▶ **Dataset records**:
----

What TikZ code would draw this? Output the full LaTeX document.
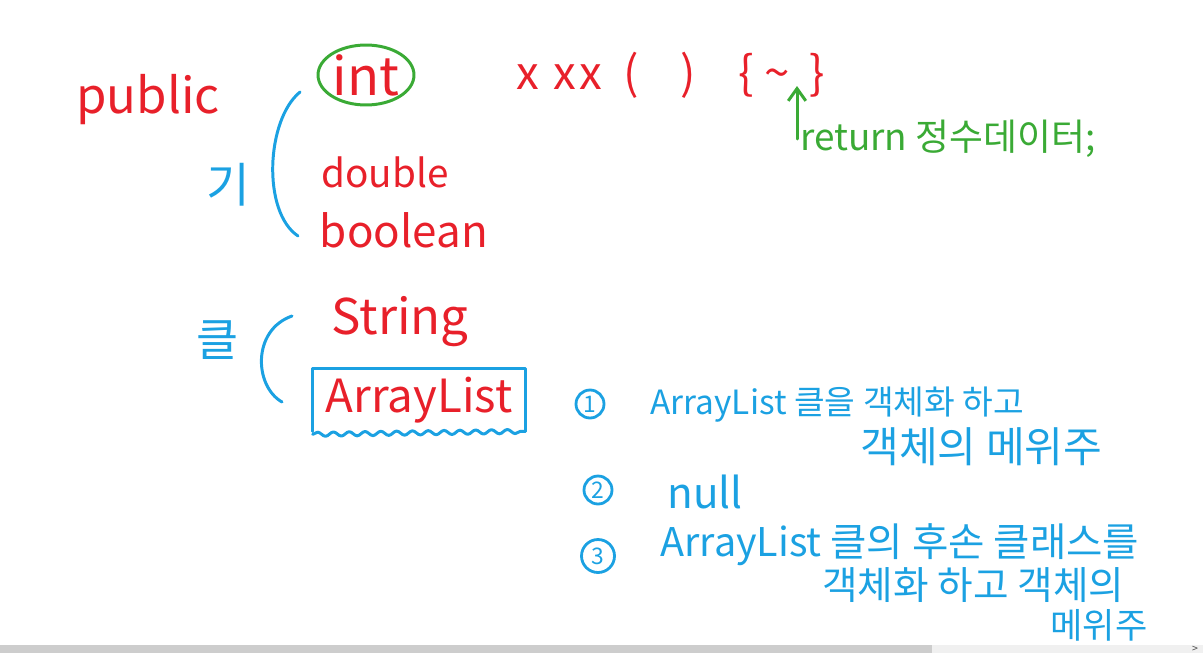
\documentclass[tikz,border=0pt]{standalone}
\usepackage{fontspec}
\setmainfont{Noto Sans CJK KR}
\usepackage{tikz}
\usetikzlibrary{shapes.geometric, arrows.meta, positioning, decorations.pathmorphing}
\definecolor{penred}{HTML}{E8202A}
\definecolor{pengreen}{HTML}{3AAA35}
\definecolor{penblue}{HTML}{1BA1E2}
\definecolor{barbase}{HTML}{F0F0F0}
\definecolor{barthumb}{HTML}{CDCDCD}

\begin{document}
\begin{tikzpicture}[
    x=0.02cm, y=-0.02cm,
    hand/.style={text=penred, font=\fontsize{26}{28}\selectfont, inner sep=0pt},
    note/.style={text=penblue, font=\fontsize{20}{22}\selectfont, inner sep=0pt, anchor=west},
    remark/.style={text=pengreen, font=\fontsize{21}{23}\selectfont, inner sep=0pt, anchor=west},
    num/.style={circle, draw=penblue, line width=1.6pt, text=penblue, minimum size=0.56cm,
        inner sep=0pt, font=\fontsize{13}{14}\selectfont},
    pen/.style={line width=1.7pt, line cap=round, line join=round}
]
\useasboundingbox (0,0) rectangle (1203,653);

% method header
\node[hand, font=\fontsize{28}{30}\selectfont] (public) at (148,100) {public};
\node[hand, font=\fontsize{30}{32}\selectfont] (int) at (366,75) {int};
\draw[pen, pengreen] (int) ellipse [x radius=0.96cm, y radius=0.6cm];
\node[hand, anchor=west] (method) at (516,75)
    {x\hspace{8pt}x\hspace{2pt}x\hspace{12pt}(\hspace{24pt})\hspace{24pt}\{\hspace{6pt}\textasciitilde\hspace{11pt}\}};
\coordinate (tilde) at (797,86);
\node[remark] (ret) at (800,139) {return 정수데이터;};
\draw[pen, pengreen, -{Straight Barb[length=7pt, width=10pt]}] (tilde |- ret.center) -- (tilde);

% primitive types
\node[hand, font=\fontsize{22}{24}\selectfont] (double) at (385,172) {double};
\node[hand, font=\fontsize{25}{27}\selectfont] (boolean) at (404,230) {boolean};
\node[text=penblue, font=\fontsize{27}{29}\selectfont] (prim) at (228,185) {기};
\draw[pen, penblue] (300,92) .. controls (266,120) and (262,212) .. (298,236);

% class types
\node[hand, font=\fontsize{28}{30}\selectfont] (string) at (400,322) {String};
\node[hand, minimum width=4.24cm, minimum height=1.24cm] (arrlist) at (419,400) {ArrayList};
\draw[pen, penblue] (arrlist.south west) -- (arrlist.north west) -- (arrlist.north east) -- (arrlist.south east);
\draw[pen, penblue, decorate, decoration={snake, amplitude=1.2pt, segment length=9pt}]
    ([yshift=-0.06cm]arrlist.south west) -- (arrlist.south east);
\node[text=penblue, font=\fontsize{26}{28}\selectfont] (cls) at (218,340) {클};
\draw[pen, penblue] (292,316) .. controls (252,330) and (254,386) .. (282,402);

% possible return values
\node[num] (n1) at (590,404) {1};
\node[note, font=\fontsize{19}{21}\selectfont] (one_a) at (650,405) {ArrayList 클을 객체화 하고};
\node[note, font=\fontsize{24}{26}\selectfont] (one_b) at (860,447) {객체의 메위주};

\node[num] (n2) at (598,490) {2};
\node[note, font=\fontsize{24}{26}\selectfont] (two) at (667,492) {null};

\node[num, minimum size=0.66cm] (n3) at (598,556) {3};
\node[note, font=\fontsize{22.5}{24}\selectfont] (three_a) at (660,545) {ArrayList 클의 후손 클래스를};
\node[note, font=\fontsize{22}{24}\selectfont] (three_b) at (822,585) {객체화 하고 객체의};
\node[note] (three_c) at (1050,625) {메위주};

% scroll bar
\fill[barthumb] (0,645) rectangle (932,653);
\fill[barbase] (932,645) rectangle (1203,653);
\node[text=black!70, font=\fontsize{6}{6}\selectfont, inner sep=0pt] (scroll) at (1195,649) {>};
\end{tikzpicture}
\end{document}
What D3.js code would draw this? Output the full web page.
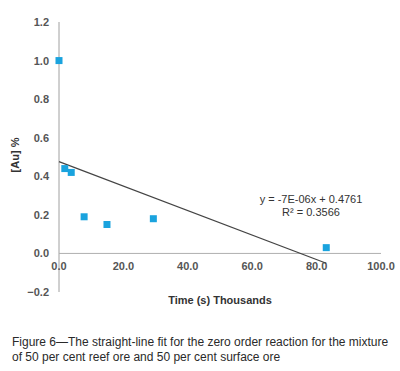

----

▶ **What the task asks**: Collect the lines of the records that include the string "this".

▶ **Solved problem**:
What TikZ code would draw this? Output the full LaTeX document.
What D3.js code would draw this? Output the full web page.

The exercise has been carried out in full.